By Buena Luz
After 120 years of absence in the Ilocandia, the Order of Saint Augustine (OSA) has returned to Ilocos, among their important mission territories during the Spanish regime.
The Filipino Augustinian Friars from the Province of Santo Niño de Cebú were welcomed in Ilocos Norte during a Mass on Wednesday, Memorial of St. Augustine, presided over by Bishop Renato Mayugba of Laoag.
The bishop entrusted to them a new mission station in the valley of Pallas in Vintar Town. Four Friars will form a local community as they do the pastoral care of the faithful in the valley.
The Augustinian Friars from the older “Provincia del Santísimo Nombre de Jesús,” now based in Valladolid, Spain were responsible for the evangelization of the Ilocos.
In 1572, the Spanish Fray Alonso de Alvarado, OSA joined Juan de Salcedo in discovering the north. That became the ripple that started the proclamation of the Gospel in the Ilocandia which had gone far and wide up to the present.
The Augustinians are credited to be the founders of the old Ilocos towns including the construction of now world-renowned churches of Paoay and Santa María. One of the churches they built is already a Basilica, the church in Badoc.
“Practically, everything that you see in a town were their contribution to the human development of our ancestors,” says Fr. Ericson Josué, a Doctoral Student in History at the Pontifical Gregorian University in Rome.
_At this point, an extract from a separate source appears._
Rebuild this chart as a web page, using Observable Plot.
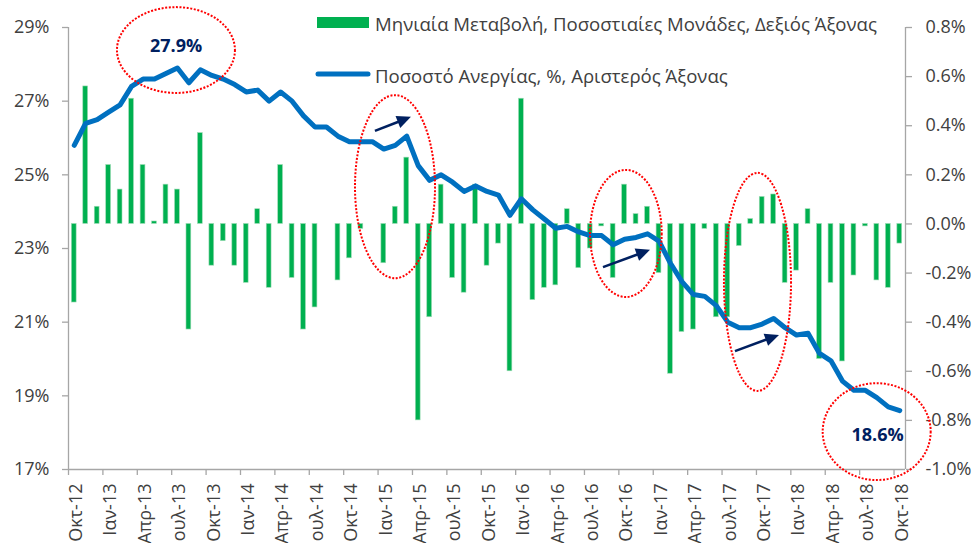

“They built our churches and parish houses, they did the urban planning of the old towns, they constructed the old municipal halls and schools, they directed the building of roads and bridges that connected the towns, they introduced weaving of cotton and directed the digging of irrigation canals,” the student-priest said.
The Ilocanos gave a warm welcome to the Augustinians as they return to their old mission territory. However, this time, it is a different taste of Augustinians that they encountered: Filipino Augustinians.
“May their mission in Ilocos serve as an apology to the wounds and clashes that were provoked more than a century ago, which even led to the separation of some Filipinos from the Roman Catholic Church with the foundation of the ‘Iglesia Filipina Independiente’ led by Ilocanos Isabelo de los Reyes and Padre Gregorio Aglipay. May the healing power of the Gospel bind the unresolved wounds of the past,” Josué said.
Meanwhile, Augustinian Fr. Joseph Farrel, the Vice Prior General of the Order who is based in Rome, has extended, in the name of the Prior General, best wishes and prayers to the missionaries in Pallas Valley as they start their missionary endeavor.